Set exercise — Starting with the first line of the listing, quote each line exactly until and including the one with "Periods after an", leaving pictures out.

Provided material —
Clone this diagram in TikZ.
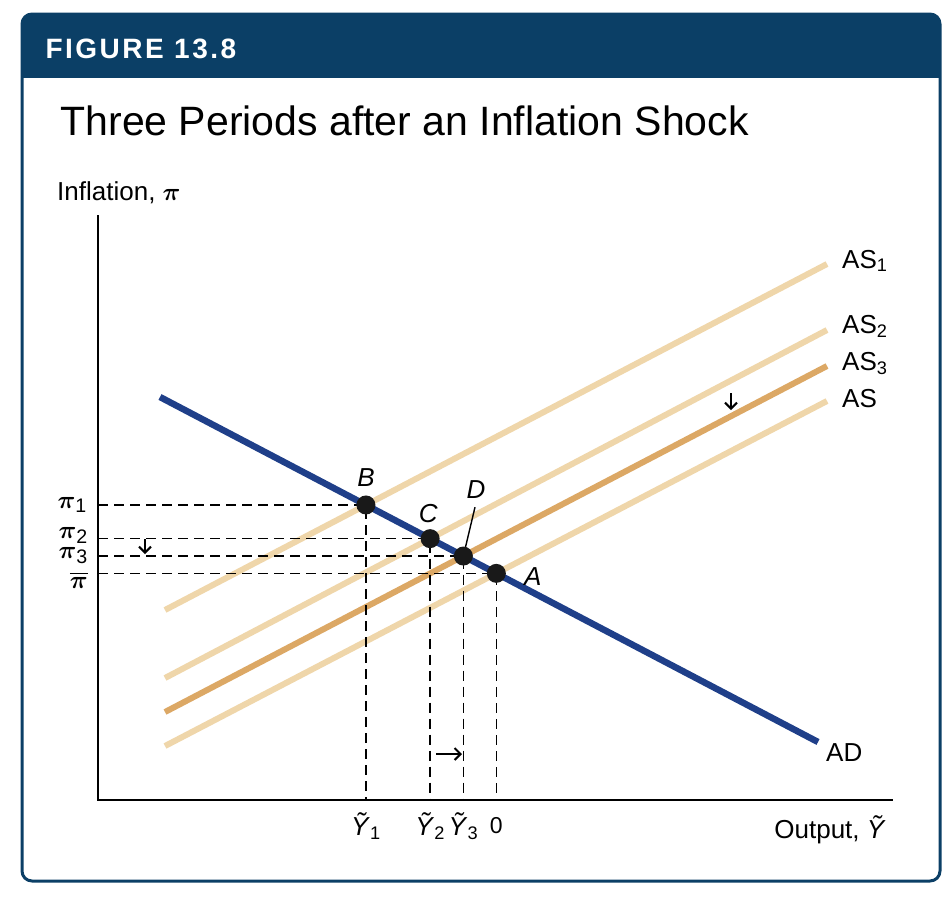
\documentclass[tikz,border=0pt]{standalone}
\usepackage{amsmath}
\usepackage{fontspec}
\setmainfont{Liberation Sans}
\newfontfamily\figfont[LetterSpace=9]{Liberation Sans}
\usepackage{tikz}
\usetikzlibrary{arrows.meta,positioning}
\definecolor{hdblue}{HTML}{0B3F66}
\definecolor{adblue}{HTML}{1F3F89}
\definecolor{aslight}{HTML}{EFD6AA}
\definecolor{asdark}{HTML}{DCA865}

\begin{document}
\begin{tikzpicture}[x=1pt,y=-1pt,>=Stealth,
lbl/.style={inner sep=0pt,font=\fontsize{26}{30}\selectfont},
pilbl/.style={inner sep=0pt,font=\fontsize{28}{32}\selectfont},
ptlbl/.style={inner sep=0pt,font=\fontsize{26}{30}\selectfont\itshape},
guide/.style={line width=1.6pt,dash pattern=on 10pt off 6pt},
dot/.style={circle,fill=black!90,inner sep=0pt,minimum size=19pt},
drift/.style={line width=2pt,-{Straight Barb[length=6pt,width=12pt,line width=2pt]}}]
\useasboundingbox(0,0)rectangle(950,898);
\begin{scope}
\clip[rounded corners=10pt](22,14)rectangle(940,881);
\fill[hdblue](22,14)rectangle(940,78);
\end{scope}
\draw[hdblue,line width=3pt,rounded corners=10pt](22,14)rectangle(940,881);
\node[anchor=base west,text=white,font=\figfont\bfseries\fontsize{28}{32}\selectfont](fig)at(42,58){FIGURE 13.8};
\node[anchor=base west,font=\fontsize{41}{48}\selectfont](title)at(57,135){Three Periods after an Inflation Shock};

\coordinate(O)at(98,800);
\draw[line width=1.8pt](98,215)--(O)--(893,800);
\node[lbl,anchor=base west](ylab)at(57,200){Inflation, $\boldsymbol{\pi}$};
\node[lbl,anchor=base east](xlab)at(886,838){Output, \textit{Ỹ}};

\coordinate(ad1)at(160,397);\coordinate(ad2)at(818,742);
\coordinate(as1a)at(165,610);\coordinate(as1b)at(827,264);
\coordinate(as2a)at(165,678);\coordinate(as2b)at(827,330);
\coordinate(as3a)at(165,712);\coordinate(as3b)at(827,366);
\coordinate(as0a)at(165,746);\coordinate(as0b)at(827,401);
\draw[aslight,line width=6pt](as1a)--(as1b);
\draw[aslight,line width=6pt](as2a)--(as2b);
\draw[aslight,line width=6pt](as0a)--(as0b);
\draw[asdark,line width=6pt](as3a)--(as3b);
\draw[adblue,line width=6.5pt](ad1)--(ad2);

\coordinate(B)at(intersection of ad1--ad2 and as1a--as1b);
\coordinate(C)at(intersection of ad1--ad2 and as2a--as2b);
\coordinate(D)at(intersection of ad1--ad2 and as3a--as3b);
\coordinate(A)at(intersection of ad1--ad2 and as0a--as0b);
\foreach \p in {B,C,D,A}
\draw[guide](O|-\p)--(\p)--(\p|-O);

\node[ptlbl](lD)at(476,490){D};
\draw[line width=1.4pt](D)--([xshift=-1pt,yshift=-8pt]lD.south);
\node[dot](ptB)at(B){};
\node[dot](ptC)at(C){};
\node[dot](ptD)at(D){};
\node[dot](ptA)at(A){};
\node[ptlbl,above=9pt of ptB](lB){B};
\node[ptlbl,above=6pt of ptC,xshift=-2pt](lC){C};
\node[ptlbl,right=18pt of ptA,yshift=-3.5pt](lA){A};

\node[pilbl,anchor=base east](pi1)at(87,508){$\boldsymbol{\pi}_{\text{1}}$};
\node[pilbl,anchor=base east](pi2)at(88,538){$\boldsymbol{\pi}_{\text{2}}$};
\node[pilbl,anchor=base east](pi3)at(88,558){$\boldsymbol{\pi}_{\text{3}}$};
\node[pilbl,anchor=north east](pibar)at(88,572){$\overline{\boldsymbol{\pi}}$};

\node[lbl,anchor=north,yshift=-12pt](y1)at(B|-O){\textit{Ỹ}$_{\text{1}}$};
\node[lbl,anchor=north,yshift=-12pt](y2)at(C|-O){\textit{Ỹ}$_{\text{2}}$};
\node[lbl,anchor=north,yshift=-12pt](y3)at(D|-O){\textit{Ỹ}$_{\text{3}}$};
\node[lbl,anchor=north,yshift=-17pt,font=\fontsize{23}{27}\selectfont](y0)at(A|-O){0};

\draw[drift](145,539)--(145,554);
\draw[drift](436,754)--(462,754);
\draw[drift](731,393)--(731,410);

\node[lbl,anchor=base west](las1)at(842,268){AS$_{\text{1}}$};
\node[lbl,anchor=base west](las2)at(842,333){AS$_{\text{2}}$};
\node[lbl,anchor=base west](las3)at(842,370){AS$_{\text{3}}$};
\node[lbl,anchor=base west](las0)at(842,407){AS};
\node[lbl,anchor=base west](lad)at(826,761){AD};
\end{tikzpicture}
\end{document}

Exercise response —
Clone this diagram in TikZ.
\documentclass[tikz,border=0pt]{standalone}
\usepackage{amsmath}
\usepackage{fontspec}
\setmainfont{Liberation Sans}
\newfontfamily\figfont[LetterSpace=9]{Liberation Sans}
\usepackage{tikz}
\usetikzlibrary{arrows.meta,positioning}
\definecolor{hdblue}{HTML}{0B3F66}
\definecolor{adblue}{HTML}{1F3F89}
\definecolor{aslight}{HTML}{EFD6AA}
\definecolor{asdark}{HTML}{DCA865}

\begin{document}
\begin{tikzpicture}[x=1pt,y=-1pt,>=Stealth,
lbl/.style={inner sep=0pt,font=\fontsize{26}{30}\selectfont},
pilbl/.style={inner sep=0pt,font=\fontsize{28}{32}\selectfont},
ptlbl/.style={inner sep=0pt,font=\fontsize{26}{30}\selectfont\itshape},
guide/.style={line width=1.6pt,dash pattern=on 10pt off 6pt},
dot/.style={circle,fill=black!90,inner sep=0pt,minimum size=19pt},
drift/.style={line width=2pt,-{Straight Barb[length=6pt,width=12pt,line width=2pt]}}]
\useasboundingbox(0,0)rectangle(950,898);
\begin{scope}
\clip[rounded corners=10pt](22,14)rectangle(940,881);
\fill[hdblue](22,14)rectangle(940,78);
\end{scope}
\draw[hdblue,line width=3pt,rounded corners=10pt](22,14)rectangle(940,881);
\node[anchor=base west,text=white,font=\figfont\bfseries\fontsize{28}{32}\selectfont](fig)at(42,58){FIGURE 13.8};
\node[anchor=base west,font=\fontsize{41}{48}\selectfont](title)at(57,135){Three Periods after an Inflation Shock};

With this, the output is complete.